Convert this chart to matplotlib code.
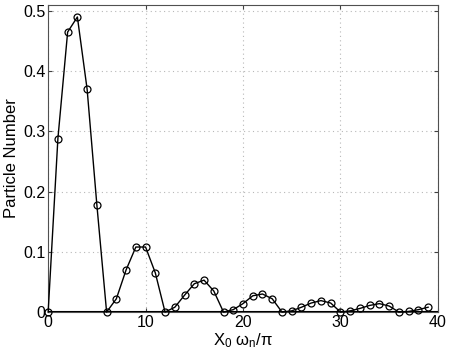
import numpy as np
import matplotlib
matplotlib.use('Agg')
import matplotlib.pyplot as plt

plt.rcParams['font.family'] = ['Liberation Sans', 'DejaVu Sans']
plt.rcParams['mathtext.fontset'] = 'custom'
plt.rcParams['mathtext.rm'] = 'Liberation Sans'
plt.rcParams['mathtext.it'] = 'Liberation Sans'

# 数据
x = np.arange(0, 40)
particle_number = [0.0, 0.288, 0.465, 0.490, 0.370, 0.178,
                   0.0, 0.022, 0.070, 0.108, 0.108, 0.065,
                   0.0, 0.008, 0.028, 0.047, 0.053, 0.035,
                   0.0, 0.004, 0.014, 0.027, 0.030, 0.022,
                   0.0, 0.002, 0.008, 0.015, 0.019, 0.015,
                   0.0, 0.002, 0.006, 0.011, 0.014, 0.010,
                   0.0, 0.001, 0.004, 0.008]

fig = plt.figure(figsize=(4.5, 3.53), dpi=100)
ax = fig.add_axes([0.107, 0.116, 0.866, 0.870])

ax.plot(x, particle_number, color='black', linewidth=1.0,
        marker='o', markersize=5, markerfacecolor='none',
        markeredgecolor='black', markeredgewidth=0.9, clip_on=False, zorder=5)
ax.axhline(0, color='black', linewidth=1.5, zorder=4)

ax.set_xlim(0, 40)
ax.set_ylim(0, 0.51)
ax.set_xticks([0, 10, 20, 30, 40])
ax.set_yticks([0, 0.1, 0.2, 0.3, 0.4, 0.5])
ax.set_yticklabels(['0', '0.1', '0.2', '0.3', '0.4', '0.5'])
ax.tick_params(direction='in', labelsize=11.5, length=3, top=True, right=True,
               color='#404040', pad=2)
for s in ax.spines.values():
    s.set_color('#505050')
    s.set_linewidth(0.8)
ax.grid(True, linestyle=(0, (1, 3)), color='#b8b8b8', linewidth=0.8)

ax.set_xlabel(r'X$_0$ $\omega_n/\pi$', fontsize=12, labelpad=1)
ax.set_ylabel('Particle Number', fontsize=12, labelpad=3)

fig.savefig('out.png', dpi=100)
..............................
WORK TO COMPLETE
Omit any images, then output the listing exactly.

RESPONSE
Convert this chart to matplotlib code.
import numpy as np
import matplotlib
matplotlib.use('Agg')
import matplotlib.pyplot as plt

plt.rcParams['font.family'] = ['Liberation Sans', 'DejaVu Sans']
plt.rcParams['mathtext.fontset'] = 'custom'
plt.rcParams['mathtext.rm'] = 'Liberation Sans'
plt.rcParams['mathtext.it'] = 'Liberation Sans'

# 数据
x = np.arange(0, 40)
particle_number = [0.0, 0.288, 0.465, 0.490, 0.370, 0.178,
                   0.0, 0.022, 0.070, 0.108, 0.108, 0.065,
                   0.0, 0.008, 0.028, 0.047, 0.053, 0.035,
                   0.0, 0.004, 0.014, 0.027, 0.030, 0.022,
                   0.0, 0.002, 0.008, 0.015, 0.019, 0.015,
                   0.0, 0.002, 0.006, 0.011, 0.014, 0.010,
                   0.0, 0.001, 0.004, 0.008]

fig = plt.figure(figsize=(4.5, 3.53), dpi=100)
ax = fig.add_axes([0.107, 0.116, 0.866, 0.870])

ax.plot(x, particle_number, color='black', linewidth=1.0,
        marker='o', markersize=5, markerfacecolor='none',
        markeredgecolor='black', markeredgewidth=0.9, clip_on=False, zorder=5)
ax.axhline(0, color='black', linewidth=1.5, zorder=4)

ax.set_xlim(0, 40)
ax.set_ylim(0, 0.51)
ax.set_xticks([0, 10, 20, 30, 40])
ax.set_yticks([0, 0.1, 0.2, 0.3, 0.4, 0.5])
ax.set_yticklabels(['0', '0.1', '0.2', '0.3', '0.4', '0.5'])
ax.tick_params(direction='in', labelsize=11.5, length=3, top=True, right=True,
               color='#404040', pad=2)
for s in ax.spines.values():
    s.set_color('#505050')
    s.set_linewidth(0.8)
ax.grid(True, linestyle=(0, (1, 3)), color='#b8b8b8', linewidth=0.8)

ax.set_xlabel(r'X$_0$ $\omega_n/\pi$', fontsize=12, labelpad=1)
ax.set_ylabel('Particle Number', fontsize=12, labelpad=3)

fig.savefig('out.png', dpi=100)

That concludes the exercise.